Take a photo of your meter display as your record. If you have a dual-fuel supply, photograph both the electricity and gas meters on the same day.
5. Your direct debit bank details
Your new supplier needs to set up a payment method. Octopus Energy uses direct debit as the default payment method for all its tariffs including Agile.
You will need your bank account sort code (6 digits, in the format XX-XX-XX) and your account number (8 digits). These appear on your bank card, in your banking app, and on any bank statement. You do not need to contact your bank to provide this information; it is standard details for setting up any direct debit.
Octopus calculates a suggested monthly direct debit amount based on your property's typical consumption and your local Agile prices. You can adjust this amount at any time through the Octopus app. Many Agile customers set a lower monthly amount because their engaged usage behaviour means they consume less during expensive peak hours.
If you prefer to pay on receipt of bill rather than monthly direct debit, contact Octopus after the switch is complete to discuss options. Direct debit is the default but not the only option.
What Octopus specifically asks for and why
The Octopus sign-up process asks for the following information in roughly this order:
- Postcode: Octopus uses this to identify your DNO (Distribution Network Operator) region, which determines which Agile price schedule applies to you. Prices vary slightly by region. Our DNO region guide explains this in detail.
- Address: Required to match your property to the national database and confirm which meters serve your address.
- MPAN: To register the switch on the national electricity network. Octopus can sometimes look this up automatically from your address, but having it ready avoids any delay.

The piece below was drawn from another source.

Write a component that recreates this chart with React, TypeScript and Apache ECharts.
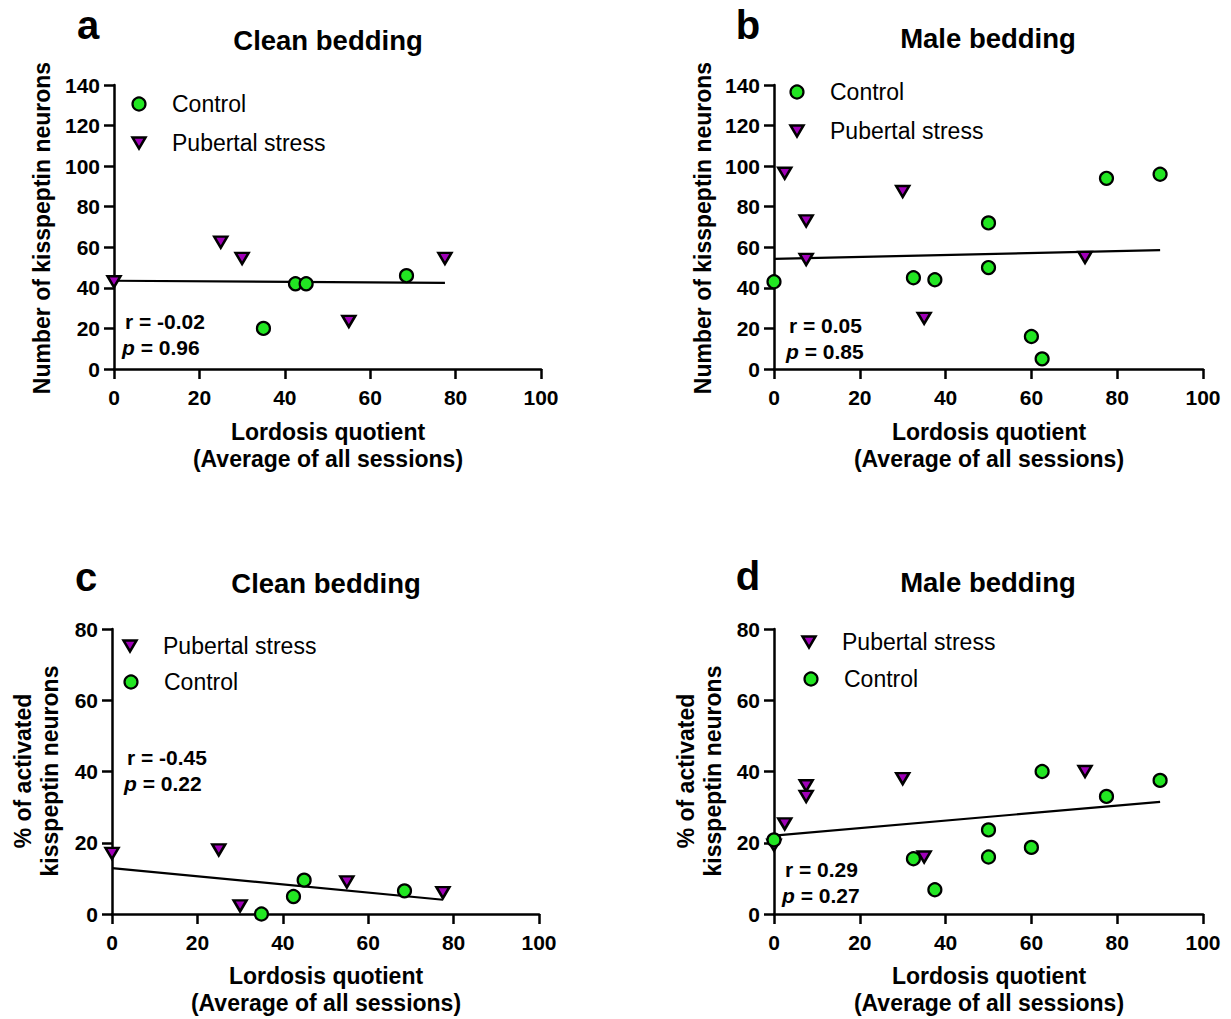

- Smart meter confirmation: Agile specifically requires a smart meter capable of half-hourly data submission. Octopus confirms your meter type at this stage. If your meter is not yet smart, they will arrange an installation before activating the Agile tariff.
- Current supplier and tariff: So Octopus can initiate the transfer process with your current supplier. The Ofgem standard switching time is 17 working days.
- Email address: For account management, billing, and price notifications. Octopus uses email heavily, including sending tomorrow's Agile prices each afternoon.
- Direct debit details: Sort code and account number to set up your monthly payment.
Once you have submitted this information, Octopus handles everything. You do not need to contact your current supplier, cancel your existing account, or do anything beyond monitoring the switch confirmation emails as they arrive. Your supply continues uninterrupted throughout the switching process.
On switch day, check AgileAlert's live price dashboard to see your first real-time Agile prices. That is the moment the saving becomes real.
The complete five-minute checklist
Before you open the Octopus sign-up page, gather the following. Most people find everything in a single bill:
- MPAN from electricity bill (the long number, sometimes starting with S)
- MPRN from gas bill (10 digits, if switching gas too)
- Current tariff name and end date (to check for exit fees)
- Current meter readings (photograph both meters today)
- Bank sort code and account number
That is the complete list. Nothing else is required. No referral codes, no estate agent certificates, no proof of identity for a standard residential switch. The five items above are sufficient to move your electricity supply to a tariff that could save you £440 this year.
The Ofgem switching guarantee protects you throughout the process. If anything goes wrong on the technical side, you are entitled to compensation. In practice, most switches complete without any intervention.